WORK TO BE COMPLETED
Set down the data below without change, skipping the pictures it holds.

SUPPLIED MATERIAL

** Start **

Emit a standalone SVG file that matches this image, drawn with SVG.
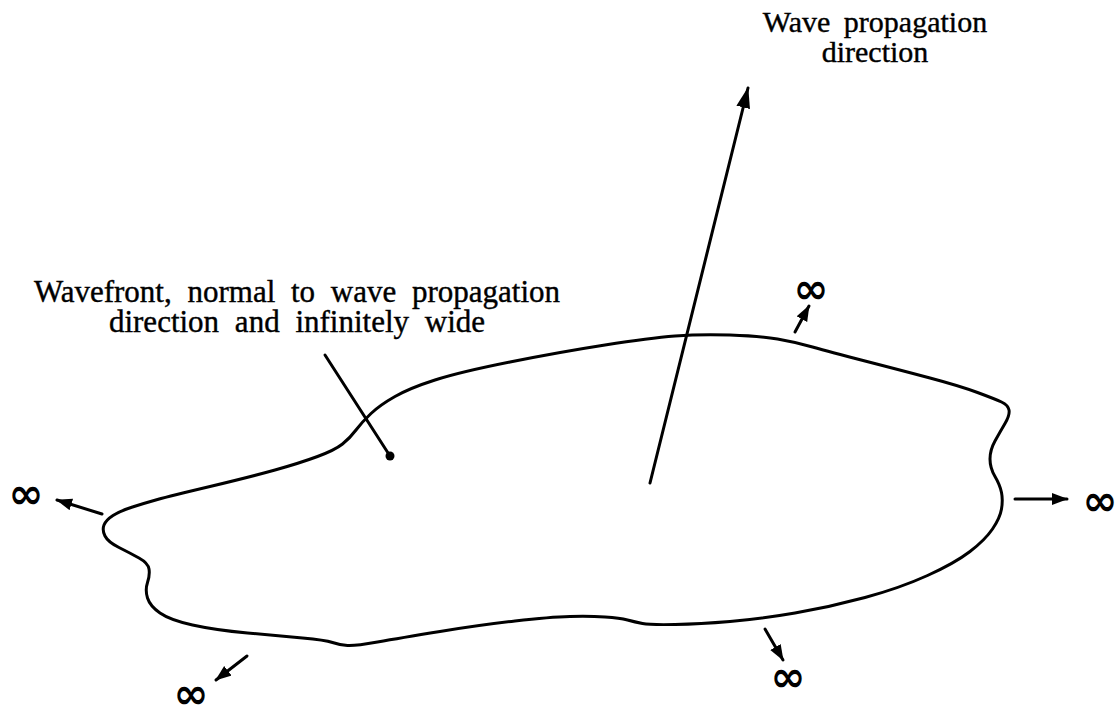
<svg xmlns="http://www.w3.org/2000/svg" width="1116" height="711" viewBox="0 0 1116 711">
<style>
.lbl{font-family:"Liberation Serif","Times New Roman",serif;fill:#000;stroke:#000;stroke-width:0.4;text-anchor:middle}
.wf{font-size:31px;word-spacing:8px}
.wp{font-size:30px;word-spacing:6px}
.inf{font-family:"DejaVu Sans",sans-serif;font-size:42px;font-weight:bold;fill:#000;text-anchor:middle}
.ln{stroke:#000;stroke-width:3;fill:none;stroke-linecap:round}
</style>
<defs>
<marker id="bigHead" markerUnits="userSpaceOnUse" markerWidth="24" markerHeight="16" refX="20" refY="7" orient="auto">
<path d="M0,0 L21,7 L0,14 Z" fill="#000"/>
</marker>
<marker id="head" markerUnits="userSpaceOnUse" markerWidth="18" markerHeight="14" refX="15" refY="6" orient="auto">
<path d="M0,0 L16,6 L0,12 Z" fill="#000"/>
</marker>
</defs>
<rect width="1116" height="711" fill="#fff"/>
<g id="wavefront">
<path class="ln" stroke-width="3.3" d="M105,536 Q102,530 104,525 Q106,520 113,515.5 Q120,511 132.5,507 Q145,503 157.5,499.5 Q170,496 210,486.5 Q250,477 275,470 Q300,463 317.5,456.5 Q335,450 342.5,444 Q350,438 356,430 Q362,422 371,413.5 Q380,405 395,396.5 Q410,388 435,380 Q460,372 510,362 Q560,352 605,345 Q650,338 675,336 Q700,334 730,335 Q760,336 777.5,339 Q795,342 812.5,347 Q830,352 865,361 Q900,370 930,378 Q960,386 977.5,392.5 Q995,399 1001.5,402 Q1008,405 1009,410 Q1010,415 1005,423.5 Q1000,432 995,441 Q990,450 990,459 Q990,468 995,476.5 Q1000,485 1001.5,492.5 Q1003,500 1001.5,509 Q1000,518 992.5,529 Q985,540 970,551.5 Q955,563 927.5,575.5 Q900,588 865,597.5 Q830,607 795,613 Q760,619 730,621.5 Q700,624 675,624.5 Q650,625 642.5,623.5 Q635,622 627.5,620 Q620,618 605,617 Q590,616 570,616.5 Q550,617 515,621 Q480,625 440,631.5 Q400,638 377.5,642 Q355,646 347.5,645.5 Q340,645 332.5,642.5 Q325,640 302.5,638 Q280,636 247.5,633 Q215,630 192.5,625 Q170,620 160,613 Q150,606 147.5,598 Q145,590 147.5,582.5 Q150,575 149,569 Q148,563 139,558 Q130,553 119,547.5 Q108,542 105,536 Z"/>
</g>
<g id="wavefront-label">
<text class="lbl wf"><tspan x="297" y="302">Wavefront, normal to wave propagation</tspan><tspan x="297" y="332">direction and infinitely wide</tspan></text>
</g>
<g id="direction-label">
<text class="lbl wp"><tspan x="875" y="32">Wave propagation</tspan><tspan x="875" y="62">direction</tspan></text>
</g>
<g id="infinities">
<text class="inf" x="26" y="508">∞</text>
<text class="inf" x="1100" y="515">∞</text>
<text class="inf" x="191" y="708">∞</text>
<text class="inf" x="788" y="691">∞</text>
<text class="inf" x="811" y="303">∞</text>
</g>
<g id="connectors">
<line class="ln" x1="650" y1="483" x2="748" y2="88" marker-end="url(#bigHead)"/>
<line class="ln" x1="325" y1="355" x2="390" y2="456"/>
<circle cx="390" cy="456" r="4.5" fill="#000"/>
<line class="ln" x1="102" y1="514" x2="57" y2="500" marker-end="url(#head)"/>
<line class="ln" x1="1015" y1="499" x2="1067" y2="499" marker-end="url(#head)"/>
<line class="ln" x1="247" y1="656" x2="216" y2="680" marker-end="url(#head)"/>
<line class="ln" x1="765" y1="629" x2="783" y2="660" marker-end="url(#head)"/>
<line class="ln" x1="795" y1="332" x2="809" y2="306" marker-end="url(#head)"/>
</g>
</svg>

** End **

WRITTEN ANSWER
Emit a standalone SVG file that matches this image, drawn with SVG.
<svg xmlns="http://www.w3.org/2000/svg" width="1116" height="711" viewBox="0 0 1116 711">
<style>
.lbl{font-family:"Liberation Serif","Times New Roman",serif;fill:#000;stroke:#000;stroke-width:0.4;text-anchor:middle}
.wf{font-size:31px;word-spacing:8px}
.wp{font-size:30px;word-spacing:6px}
.inf{font-family:"DejaVu Sans",sans-serif;font-size:42px;font-weight:bold;fill:#000;text-anchor:middle}
.ln{stroke:#000;stroke-width:3;fill:none;stroke-linecap:round}
</style>
<defs>
<marker id="bigHead" markerUnits="userSpaceOnUse" markerWidth="24" markerHeight="16" refX="20" refY="7" orient="auto">
<path d="M0,0 L21,7 L0,14 Z" fill="#000"/>
</marker>
<marker id="head" markerUnits="userSpaceOnUse" markerWidth="18" markerHeight="14" refX="15" refY="6" orient="auto">
<path d="M0,0 L16,6 L0,12 Z" fill="#000"/>
</marker>
</defs>
<rect width="1116" height="711" fill="#fff"/>
<g id="wavefront">
<path class="ln" stroke-width="3.3" d="M105,536 Q102,530 104,525 Q106,520 113,515.5 Q120,511 132.5,507 Q145,503 157.5,499.5 Q170,496 210,486.5 Q250,477 275,470 Q300,463 317.5,456.5 Q335,450 342.5,444 Q350,438 356,430 Q362,422 371,413.5 Q380,405 395,396.5 Q410,388 435,380 Q460,372 510,362 Q560,352 605,345 Q650,338 675,336 Q700,334 730,335 Q760,336 777.5,339 Q795,342 812.5,347 Q830,352 865,361 Q900,370 930,378 Q960,386 977.5,392.5 Q995,399 1001.5,402 Q1008,405 1009,410 Q1010,415 1005,423.5 Q1000,432 995,441 Q990,450 990,459 Q990,468 995,476.5 Q1000,485 1001.5,492.5 Q1003,500 1001.5,509 Q1000,518 992.5,529 Q985,540 970,551.5 Q955,563 927.5,575.5 Q900,588 865,597.5 Q830,607 795,613 Q760,619 730,621.5 Q700,624 675,624.5 Q650,625 642.5,623.5 Q635,622 627.5,620 Q620,618 605,617 Q590,616 570,616.5 Q550,617 515,621 Q480,625 440,631.5 Q400,638 377.5,642 Q355,646 347.5,645.5 Q340,645 332.5,642.5 Q325,640 302.5,638 Q280,636 247.5,633 Q215,630 192.5,625 Q170,620 160,613 Q150,606 147.5,598 Q145,590 147.5,582.5 Q150,575 149,569 Q148,563 139,558 Q130,553 119,547.5 Q108,542 105,536 Z"/>
</g>
<g id="wavefront-label">
<text class="lbl wf"><tspan x="297" y="302">Wavefront, normal to wave propagation</tspan><tspan x="297" y="332">direction and infinitely wide</tspan></text>
</g>
<g id="direction-label">
<text class="lbl wp"><tspan x="875" y="32">Wave propagation</tspan><tspan x="875" y="62">direction</tspan></text>
</g>
<g id="infinities">
<text class="inf" x="26" y="508">∞</text>
<text class="inf" x="1100" y="515">∞</text>
<text class="inf" x="191" y="708">∞</text>
<text class="inf" x="788" y="691">∞</text>
<text class="inf" x="811" y="303">∞</text>
</g>
<g id="connectors">
<line class="ln" x1="650" y1="483" x2="748" y2="88" marker-end="url(#bigHead)"/>
<line class="ln" x1="325" y1="355" x2="390" y2="456"/>
<circle cx="390" cy="456" r="4.5" fill="#000"/>
<line class="ln" x1="102" y1="514" x2="57" y2="500" marker-end="url(#head)"/>
<line class="ln" x1="1015" y1="499" x2="1067" y2="499" marker-end="url(#head)"/>
<line class="ln" x1="247" y1="656" x2="216" y2="680" marker-end="url(#head)"/>
<line class="ln" x1="765" y1="629" x2="783" y2="660" marker-end="url(#head)"/>
<line class="ln" x1="795" y1="332" x2="809" y2="306" marker-end="url(#head)"/>
</g>
</svg>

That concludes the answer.